▶ **Directions**: Reproduce the listing below in full and without alteration, apart from its pictures.

▶ **Data block**:
________________________

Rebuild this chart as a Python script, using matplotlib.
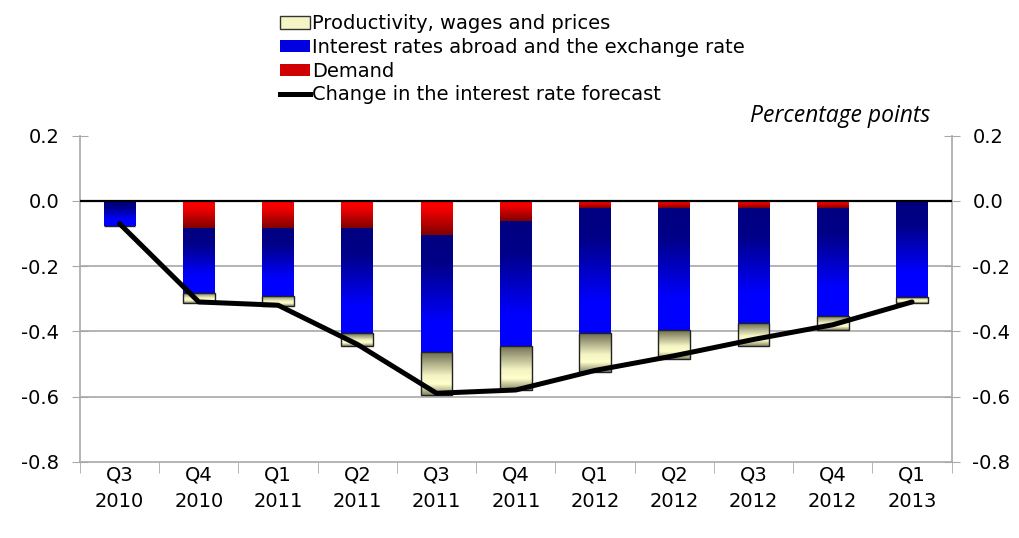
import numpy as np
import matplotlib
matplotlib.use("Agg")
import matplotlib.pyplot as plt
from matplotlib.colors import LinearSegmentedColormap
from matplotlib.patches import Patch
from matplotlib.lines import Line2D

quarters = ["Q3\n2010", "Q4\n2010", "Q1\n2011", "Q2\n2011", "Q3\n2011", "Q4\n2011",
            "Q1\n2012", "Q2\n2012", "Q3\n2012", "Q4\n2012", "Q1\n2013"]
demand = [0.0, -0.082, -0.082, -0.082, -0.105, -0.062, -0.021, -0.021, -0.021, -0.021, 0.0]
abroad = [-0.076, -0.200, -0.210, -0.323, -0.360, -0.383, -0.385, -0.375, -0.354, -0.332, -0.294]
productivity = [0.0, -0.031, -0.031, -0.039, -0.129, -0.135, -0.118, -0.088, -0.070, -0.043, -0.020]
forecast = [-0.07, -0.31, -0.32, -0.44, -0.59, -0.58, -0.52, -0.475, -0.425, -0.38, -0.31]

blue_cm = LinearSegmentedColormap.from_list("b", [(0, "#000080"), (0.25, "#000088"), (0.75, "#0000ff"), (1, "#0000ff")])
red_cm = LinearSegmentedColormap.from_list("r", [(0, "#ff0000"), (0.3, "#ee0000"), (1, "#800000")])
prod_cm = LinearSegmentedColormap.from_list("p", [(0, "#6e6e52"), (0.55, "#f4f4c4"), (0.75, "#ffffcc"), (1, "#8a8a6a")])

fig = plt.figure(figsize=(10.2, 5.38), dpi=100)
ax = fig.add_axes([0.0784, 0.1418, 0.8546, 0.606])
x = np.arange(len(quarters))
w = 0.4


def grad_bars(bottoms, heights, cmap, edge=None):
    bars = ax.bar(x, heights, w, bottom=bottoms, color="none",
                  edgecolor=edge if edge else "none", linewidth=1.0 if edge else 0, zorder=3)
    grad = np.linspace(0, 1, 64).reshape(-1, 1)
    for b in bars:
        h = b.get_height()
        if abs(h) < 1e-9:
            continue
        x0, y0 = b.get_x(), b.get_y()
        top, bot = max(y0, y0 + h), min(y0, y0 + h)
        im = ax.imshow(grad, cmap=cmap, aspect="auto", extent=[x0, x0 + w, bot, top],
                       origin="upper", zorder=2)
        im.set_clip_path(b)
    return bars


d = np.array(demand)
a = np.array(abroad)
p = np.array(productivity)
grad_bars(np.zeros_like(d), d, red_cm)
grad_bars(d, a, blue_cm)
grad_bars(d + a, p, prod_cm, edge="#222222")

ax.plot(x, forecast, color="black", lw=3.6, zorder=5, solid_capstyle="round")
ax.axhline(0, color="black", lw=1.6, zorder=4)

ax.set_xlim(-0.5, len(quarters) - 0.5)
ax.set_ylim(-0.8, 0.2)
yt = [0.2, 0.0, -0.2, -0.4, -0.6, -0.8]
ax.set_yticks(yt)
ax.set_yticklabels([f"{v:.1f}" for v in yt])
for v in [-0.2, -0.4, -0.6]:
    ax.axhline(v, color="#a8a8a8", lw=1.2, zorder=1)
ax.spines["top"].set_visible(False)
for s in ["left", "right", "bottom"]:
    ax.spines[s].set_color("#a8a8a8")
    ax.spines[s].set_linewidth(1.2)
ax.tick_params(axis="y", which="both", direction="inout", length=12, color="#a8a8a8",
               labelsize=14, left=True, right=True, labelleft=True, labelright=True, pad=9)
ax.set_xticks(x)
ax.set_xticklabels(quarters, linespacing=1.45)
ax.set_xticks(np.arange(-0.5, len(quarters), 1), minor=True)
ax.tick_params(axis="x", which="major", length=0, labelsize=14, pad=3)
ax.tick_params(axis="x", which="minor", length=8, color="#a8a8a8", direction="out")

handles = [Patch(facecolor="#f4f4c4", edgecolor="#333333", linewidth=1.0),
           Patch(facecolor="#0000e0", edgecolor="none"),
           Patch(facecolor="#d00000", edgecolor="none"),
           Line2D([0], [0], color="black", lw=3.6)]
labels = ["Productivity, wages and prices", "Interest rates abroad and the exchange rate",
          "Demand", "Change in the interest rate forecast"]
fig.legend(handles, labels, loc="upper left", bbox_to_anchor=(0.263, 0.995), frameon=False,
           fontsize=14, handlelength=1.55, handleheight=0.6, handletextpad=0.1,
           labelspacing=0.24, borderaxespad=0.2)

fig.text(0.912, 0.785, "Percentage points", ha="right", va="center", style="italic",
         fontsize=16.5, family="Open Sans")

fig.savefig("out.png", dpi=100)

________________________

▶ **Result of this task**:
Rebuild this chart as a Python script, using matplotlib.
import numpy as np
import matplotlib
matplotlib.use("Agg")
import matplotlib.pyplot as plt
from matplotlib.colors import LinearSegmentedColormap
from matplotlib.patches import Patch
from matplotlib.lines import Line2D

quarters = ["Q3\n2010", "Q4\n2010", "Q1\n2011", "Q2\n2011", "Q3\n2011", "Q4\n2011",
            "Q1\n2012", "Q2\n2012", "Q3\n2012", "Q4\n2012", "Q1\n2013"]
demand = [0.0, -0.082, -0.082, -0.082, -0.105, -0.062, -0.021, -0.021, -0.021, -0.021, 0.0]
abroad = [-0.076, -0.200, -0.210, -0.323, -0.360, -0.383, -0.385, -0.375, -0.354, -0.332, -0.294]
productivity = [0.0, -0.031, -0.031, -0.039, -0.129, -0.135, -0.118, -0.088, -0.070, -0.043, -0.020]
forecast = [-0.07, -0.31, -0.32, -0.44, -0.59, -0.58, -0.52, -0.475, -0.425, -0.38, -0.31]

blue_cm = LinearSegmentedColormap.from_list("b", [(0, "#000080"), (0.25, "#000088"), (0.75, "#0000ff"), (1, "#0000ff")])
red_cm = LinearSegmentedColormap.from_list("r", [(0, "#ff0000"), (0.3, "#ee0000"), (1, "#800000")])
prod_cm = LinearSegmentedColormap.from_list("p", [(0, "#6e6e52"), (0.55, "#f4f4c4"), (0.75, "#ffffcc"), (1, "#8a8a6a")])

fig = plt.figure(figsize=(10.2, 5.38), dpi=100)
ax = fig.add_axes([0.0784, 0.1418, 0.8546, 0.606])
x = np.arange(len(quarters))
w = 0.4


def grad_bars(bottoms, heights, cmap, edge=None):
    bars = ax.bar(x, heights, w, bottom=bottoms, color="none",
                  edgecolor=edge if edge else "none", linewidth=1.0 if edge else 0, zorder=3)
    grad = np.linspace(0, 1, 64).reshape(-1, 1)
    for b in bars:
        h = b.get_height()
        if abs(h) < 1e-9:
            continue
        x0, y0 = b.get_x(), b.get_y()
        top, bot = max(y0, y0 + h), min(y0, y0 + h)
        im = ax.imshow(grad, cmap=cmap, aspect="auto", extent=[x0, x0 + w, bot, top],
                       origin="upper", zorder=2)
        im.set_clip_path(b)
    return bars


d = np.array(demand)
a = np.array(abroad)
p = np.array(productivity)
grad_bars(np.zeros_like(d), d, red_cm)
grad_bars(d, a, blue_cm)
grad_bars(d + a, p, prod_cm, edge="#222222")

ax.plot(x, forecast, color="black", lw=3.6, zorder=5, solid_capstyle="round")
ax.axhline(0, color="black", lw=1.6, zorder=4)

ax.set_xlim(-0.5, len(quarters) - 0.5)
ax.set_ylim(-0.8, 0.2)
yt = [0.2, 0.0, -0.2, -0.4, -0.6, -0.8]
ax.set_yticks(yt)
ax.set_yticklabels([f"{v:.1f}" for v in yt])
for v in [-0.2, -0.4, -0.6]:
    ax.axhline(v, color="#a8a8a8", lw=1.2, zorder=1)
ax.spines["top"].set_visible(False)
for s in ["left", "right", "bottom"]:
    ax.spines[s].set_color("#a8a8a8")
    ax.spines[s].set_linewidth(1.2)
ax.tick_params(axis="y", which="both", direction="inout", length=12, color="#a8a8a8",
               labelsize=14, left=True, right=True, labelleft=True, labelright=True, pad=9)
ax.set_xticks(x)
ax.set_xticklabels(quarters, linespacing=1.45)
ax.set_xticks(np.arange(-0.5, len(quarters), 1), minor=True)
ax.tick_params(axis="x", which="major", length=0, labelsize=14, pad=3)
ax.tick_params(axis="x", which="minor", length=8, color="#a8a8a8", direction="out")

handles = [Patch(facecolor="#f4f4c4", edgecolor="#333333", linewidth=1.0),
           Patch(facecolor="#0000e0", edgecolor="none"),
           Patch(facecolor="#d00000", edgecolor="none"),
           Line2D([0], [0], color="black", lw=3.6)]
labels = ["Productivity, wages and prices", "Interest rates abroad and the exchange rate",
          "Demand", "Change in the interest rate forecast"]
fig.legend(handles, labels, loc="upper left", bbox_to_anchor=(0.263, 0.995), frameon=False,
           fontsize=14, handlelength=1.55, handleheight=0.6, handletextpad=0.1,
           labelspacing=0.24, borderaxespad=0.2)

fig.text(0.912, 0.785, "Percentage points", ha="right", va="center", style="italic",
         fontsize=16.5, family="Open Sans")

fig.savefig("out.png", dpi=100)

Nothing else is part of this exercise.